F. Roy Yoke, collector of internal revenue for West Virginia. 1938 Confirmed 46-15. Senator HOLT, of that State, opposed confirma tion. (See Congressional Record, 75th Cong., 3d sess., vol. 83 pp. 319-326)

Senator HOLT. I wish to say that Mr. F. Roy Yoke is personally obnoxious to me as a Senator from the State of West Virginia.

* * * Mr. Yoke was superintendent of schools where I attended in Weston, W. Va. While superintendent of schools he took great

delight in attacking every individual in the Holt family.

*

Mr. Yoke, before a student assembly in which the Senator was a student present, made the statement that "Old Doc Holt ought to be lined up against a white wall and shot until his blood stained the wall!" May I say that "Doc Holt" is my father.

* * *

* * *

[Apparently the statement grew out of the father's opposition to World War I.}

Senator BAILEY. We have the testimony of the junior Senator from West Virginia, which is unquestioned; we have the corroboration in the extract of the letter, and there is no contradiction of that, and we have three separate statements from Mr. Yoke himself, in none of which he denies that he made the statement. Taking the three together, we are bound to reach the conclusion that he did say it; at least he himself said that Mr. HOLT's father should have been shot.

The question arises at once, Is that sufficient ground for the rejection of the nomination? I come to that on the testimony of the senior Senator from West Virginia, with which I thoroughly agree. As I recall his statement, he said just now that any son of a father would resent a statement such as this attributed to Mr. Yoke concerning his father so long as he had a scintilla of self-respect. I fully agree. Mr. President, that is all there is here for me to pass on. Was the statement made? The witness accused admits it. Does the statement justify the objection of personal obnoxiousness? If it does not, then let us throw the rule as to personal obnoxiousness out of the window, and never let it come back here again.

So far as I am concerned, that is the whole case.

I do not care to become involved in the difficulties between any Senators. I do think that if we are to sustain the unwritten law of the. Senate known as the personal obnoxiousness rule we have to apply it equally here amongst Senators.

III. THE MOORE CASE

Daniel D. Moore, collector of internal revenue for district of Louisiana. Reported favorably, confirmed, and reconsidered by unanimous consent. Recommitted, again reported favorably, but never confirmed.

Senator HUEY LONG stated to the Senate that the nomination was personally offensive to him.

The above proceedings took place from January 4, 1934, to April 26, 1934. Part of this was in executive session (Congressional Record 78:5234).

Mr. LONG. Mr. President, the matter that is under discussion is the confirmation of Mr. Daniel D. Moore to be collector of internal revenue for the district of Louisiana.

I present the opposition which I make to this nomination personally. I first state to the Senate that this nomination is offensive to me personally. Heretofore that has been regarded as sufficient in the Senate. In days past, unless it could be shown that a Senator was estopped from urging that objection, under the rules that have prevailed here I presume that would be sufficient. However, in deference to what I have been requested to do by Members of this body, I will present further data relating to this nomination.

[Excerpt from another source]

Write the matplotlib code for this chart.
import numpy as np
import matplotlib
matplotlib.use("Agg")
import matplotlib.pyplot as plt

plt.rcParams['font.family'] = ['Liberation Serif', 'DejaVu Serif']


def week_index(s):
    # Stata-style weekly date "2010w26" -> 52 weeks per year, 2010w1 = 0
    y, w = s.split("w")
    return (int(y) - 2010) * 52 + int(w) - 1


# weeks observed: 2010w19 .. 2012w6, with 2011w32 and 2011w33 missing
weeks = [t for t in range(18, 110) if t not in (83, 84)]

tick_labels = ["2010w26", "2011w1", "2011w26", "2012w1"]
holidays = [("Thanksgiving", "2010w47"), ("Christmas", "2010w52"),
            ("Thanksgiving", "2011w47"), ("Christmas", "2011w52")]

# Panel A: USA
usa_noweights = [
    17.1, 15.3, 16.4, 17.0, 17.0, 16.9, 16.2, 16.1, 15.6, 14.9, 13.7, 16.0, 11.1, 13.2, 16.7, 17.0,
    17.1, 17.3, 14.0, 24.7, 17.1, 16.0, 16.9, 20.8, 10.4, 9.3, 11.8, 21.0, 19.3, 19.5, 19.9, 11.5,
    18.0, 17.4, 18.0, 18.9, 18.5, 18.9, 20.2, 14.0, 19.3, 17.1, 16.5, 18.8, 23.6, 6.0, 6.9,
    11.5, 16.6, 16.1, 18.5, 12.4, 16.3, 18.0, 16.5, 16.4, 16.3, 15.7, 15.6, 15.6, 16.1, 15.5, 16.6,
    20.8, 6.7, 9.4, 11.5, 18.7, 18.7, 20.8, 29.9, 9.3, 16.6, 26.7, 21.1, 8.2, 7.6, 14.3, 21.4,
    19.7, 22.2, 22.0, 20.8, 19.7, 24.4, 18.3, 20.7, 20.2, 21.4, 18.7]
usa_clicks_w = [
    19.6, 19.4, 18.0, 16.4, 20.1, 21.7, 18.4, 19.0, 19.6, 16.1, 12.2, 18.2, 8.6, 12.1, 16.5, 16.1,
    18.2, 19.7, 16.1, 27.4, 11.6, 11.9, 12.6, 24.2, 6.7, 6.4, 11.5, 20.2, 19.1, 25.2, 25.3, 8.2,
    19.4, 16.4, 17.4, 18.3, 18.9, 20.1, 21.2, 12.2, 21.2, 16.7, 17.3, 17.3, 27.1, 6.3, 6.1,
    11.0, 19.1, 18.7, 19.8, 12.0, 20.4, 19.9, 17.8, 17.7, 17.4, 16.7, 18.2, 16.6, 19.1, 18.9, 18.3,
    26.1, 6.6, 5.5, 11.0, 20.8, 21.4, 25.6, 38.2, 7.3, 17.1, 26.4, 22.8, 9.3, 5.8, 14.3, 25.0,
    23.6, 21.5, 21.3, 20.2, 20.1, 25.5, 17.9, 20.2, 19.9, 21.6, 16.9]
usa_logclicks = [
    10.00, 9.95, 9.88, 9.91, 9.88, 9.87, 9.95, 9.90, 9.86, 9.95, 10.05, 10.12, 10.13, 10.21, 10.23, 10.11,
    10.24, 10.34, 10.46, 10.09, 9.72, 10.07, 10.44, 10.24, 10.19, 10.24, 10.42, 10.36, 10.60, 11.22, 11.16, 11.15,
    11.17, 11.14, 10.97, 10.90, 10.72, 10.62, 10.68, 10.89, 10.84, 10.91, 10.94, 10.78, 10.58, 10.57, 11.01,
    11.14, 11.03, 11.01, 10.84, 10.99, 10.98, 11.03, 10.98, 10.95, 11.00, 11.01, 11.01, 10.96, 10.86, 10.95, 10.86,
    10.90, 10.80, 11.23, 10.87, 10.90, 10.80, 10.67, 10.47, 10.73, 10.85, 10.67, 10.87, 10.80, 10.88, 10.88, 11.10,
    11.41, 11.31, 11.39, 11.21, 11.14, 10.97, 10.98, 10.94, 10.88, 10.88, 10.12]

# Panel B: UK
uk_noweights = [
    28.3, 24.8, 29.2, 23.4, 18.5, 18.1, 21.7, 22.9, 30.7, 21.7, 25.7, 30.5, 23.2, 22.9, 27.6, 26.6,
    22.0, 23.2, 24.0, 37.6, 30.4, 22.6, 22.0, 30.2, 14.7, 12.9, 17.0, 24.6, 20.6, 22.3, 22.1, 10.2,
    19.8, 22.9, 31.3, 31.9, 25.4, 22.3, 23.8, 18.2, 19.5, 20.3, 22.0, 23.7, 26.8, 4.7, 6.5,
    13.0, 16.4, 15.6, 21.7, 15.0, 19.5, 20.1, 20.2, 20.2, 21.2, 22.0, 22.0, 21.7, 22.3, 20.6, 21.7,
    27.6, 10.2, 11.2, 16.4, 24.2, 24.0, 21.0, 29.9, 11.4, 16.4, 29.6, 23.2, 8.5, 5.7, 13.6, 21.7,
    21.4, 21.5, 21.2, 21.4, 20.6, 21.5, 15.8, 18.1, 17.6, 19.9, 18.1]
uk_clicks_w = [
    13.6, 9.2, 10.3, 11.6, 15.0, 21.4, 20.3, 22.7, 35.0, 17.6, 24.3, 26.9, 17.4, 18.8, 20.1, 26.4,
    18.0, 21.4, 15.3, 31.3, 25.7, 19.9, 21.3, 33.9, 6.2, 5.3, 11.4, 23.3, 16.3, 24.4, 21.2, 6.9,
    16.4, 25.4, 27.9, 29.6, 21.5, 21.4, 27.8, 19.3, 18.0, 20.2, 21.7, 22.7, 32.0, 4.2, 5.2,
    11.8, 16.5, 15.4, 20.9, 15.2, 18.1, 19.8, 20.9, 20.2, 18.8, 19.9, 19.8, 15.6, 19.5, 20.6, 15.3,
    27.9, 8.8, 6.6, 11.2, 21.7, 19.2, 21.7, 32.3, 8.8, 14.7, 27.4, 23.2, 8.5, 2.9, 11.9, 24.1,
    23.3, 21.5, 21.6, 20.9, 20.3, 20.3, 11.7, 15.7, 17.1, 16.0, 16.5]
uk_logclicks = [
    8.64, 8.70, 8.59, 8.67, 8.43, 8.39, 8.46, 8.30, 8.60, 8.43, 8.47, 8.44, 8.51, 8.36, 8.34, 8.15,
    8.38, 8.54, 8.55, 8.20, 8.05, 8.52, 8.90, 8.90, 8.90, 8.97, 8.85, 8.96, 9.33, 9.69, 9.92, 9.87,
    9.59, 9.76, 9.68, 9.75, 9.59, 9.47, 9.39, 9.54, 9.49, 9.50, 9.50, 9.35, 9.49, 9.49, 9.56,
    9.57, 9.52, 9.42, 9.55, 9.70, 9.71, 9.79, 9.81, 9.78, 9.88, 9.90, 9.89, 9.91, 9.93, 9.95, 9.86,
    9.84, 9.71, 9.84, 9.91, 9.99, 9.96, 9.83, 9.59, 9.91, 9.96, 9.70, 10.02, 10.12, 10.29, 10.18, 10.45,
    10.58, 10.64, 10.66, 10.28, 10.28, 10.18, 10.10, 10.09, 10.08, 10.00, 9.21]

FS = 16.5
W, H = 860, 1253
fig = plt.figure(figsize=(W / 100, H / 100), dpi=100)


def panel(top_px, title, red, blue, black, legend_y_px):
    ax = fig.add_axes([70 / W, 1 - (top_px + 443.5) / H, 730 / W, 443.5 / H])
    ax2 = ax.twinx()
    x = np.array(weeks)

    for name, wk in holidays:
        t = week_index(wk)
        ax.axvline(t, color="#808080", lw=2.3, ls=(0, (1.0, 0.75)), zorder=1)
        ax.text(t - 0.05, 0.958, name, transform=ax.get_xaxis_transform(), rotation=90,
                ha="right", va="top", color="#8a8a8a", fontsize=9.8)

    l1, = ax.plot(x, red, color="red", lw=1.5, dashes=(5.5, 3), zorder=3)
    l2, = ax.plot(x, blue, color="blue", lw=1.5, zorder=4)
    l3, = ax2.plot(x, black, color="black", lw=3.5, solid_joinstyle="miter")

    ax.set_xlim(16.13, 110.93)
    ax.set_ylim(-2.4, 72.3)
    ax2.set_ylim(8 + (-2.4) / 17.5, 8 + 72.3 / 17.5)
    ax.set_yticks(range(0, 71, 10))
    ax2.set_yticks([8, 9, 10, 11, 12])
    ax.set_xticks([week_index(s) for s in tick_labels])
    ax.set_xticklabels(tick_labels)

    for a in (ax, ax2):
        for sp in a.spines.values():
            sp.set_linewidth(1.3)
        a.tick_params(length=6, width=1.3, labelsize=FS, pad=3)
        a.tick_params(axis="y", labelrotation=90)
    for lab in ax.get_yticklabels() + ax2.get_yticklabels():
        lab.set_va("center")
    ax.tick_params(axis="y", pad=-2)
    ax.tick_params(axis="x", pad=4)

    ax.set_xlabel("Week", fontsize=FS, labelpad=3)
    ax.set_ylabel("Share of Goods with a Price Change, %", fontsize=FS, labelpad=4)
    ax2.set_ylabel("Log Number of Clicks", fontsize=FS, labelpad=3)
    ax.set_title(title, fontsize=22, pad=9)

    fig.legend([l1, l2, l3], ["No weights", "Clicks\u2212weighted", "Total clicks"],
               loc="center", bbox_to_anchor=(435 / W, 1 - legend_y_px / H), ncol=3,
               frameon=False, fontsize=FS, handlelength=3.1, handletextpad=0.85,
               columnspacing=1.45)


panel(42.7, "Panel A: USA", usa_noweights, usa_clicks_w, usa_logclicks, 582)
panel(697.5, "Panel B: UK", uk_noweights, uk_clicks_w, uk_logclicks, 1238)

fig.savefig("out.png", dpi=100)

I have never held the duty to be imposed upon any Member of the Senate to justify his reasons for stating that a nomination was personally obnoxious to him. I have held, as has been the majority of the thought in this body, that no Member of the Senate was called upon to justify his statement that a nominee was personally objectionable to him, but that when a State sent its ambassadors to the Senate, under the great doctrine of States' rights which my part of this country has held and upheld from the time the memory of man runneth not to the contrary, no Senator would have to present anything except his own objection and his own proposal that a nomination should not be confirmed by the Senate.

I am not one who is going to take the lead in destroying the prerogatives of the United States Senate. I am not one who is going to take part in destroying the prerogatives that existed here under Hoover and under Wilson and under every other President as far back as we know about. I urged personal objections to a nominee under Mr. Hoover, and the Republican Members of the Senate-who at that time were in the majority-voted to recommit the nomination. I urged personal objections to the appointment of Marcel Garsaud here as a Member of the Power Commission. I not only urged my personal objections, but I brought further evidence before the committee to show that Mr. Garsaud ought not to have been nominated and confirmed as a member of the Power Commission, and the committee refused to report out the nomination of Marcel Garsaud.

We took the same position when a nomination came in here for United States attorney for the district of North Carolina, and the objection then made was upheld here in the Senate. Uniformly has that objection been upheld, except in a case where it was shown by the letters of a Senator, by the fixed evidence of his own handwriting, that he had taken an entirely different view of the proposition of a man being personally objectionable, as in the case of Senator Ransdell in the Cohen case, where letters produced showed that he was sharing the patronage with Cohen, and as in the case of Mr. Luke Lea, who was contesting the nomination of a postmaster appointed for the city of Memphis, where he had written letters to this man saying that he would be glad to have him appointed to that position. In cases of that kind only has the Senate ever refused to sustain the personal objection of the Senator made on this floor.

Mr. WHEELER. As I gather the argument of the Senator from Louisiana, his position is not that in occupying the office he has occupied Mr. Moore was unfriendly to labor; but, in effect, that while he was holding a position of trust with the union he got them to sign a certain contract, and afterward he took advantage of his position of trust to betray the union.

I do not care whether he did it in a union or whether he did it in any other organization; a man who would do that, whether it was to a union, whether it was to a fraternal organization, or to any other organization, in my judgment, would not be fit to hold the position for which Mr. Moore has been nominated.

Permit me to interrupt the Senator further by saying that it seems to me we are presented with a very peculiar situation. Not only do we have one Senator from the State objecting to the confirmation, but both Senators from the State are objecting to the appointment and confirmation of the nominee to the position of collector.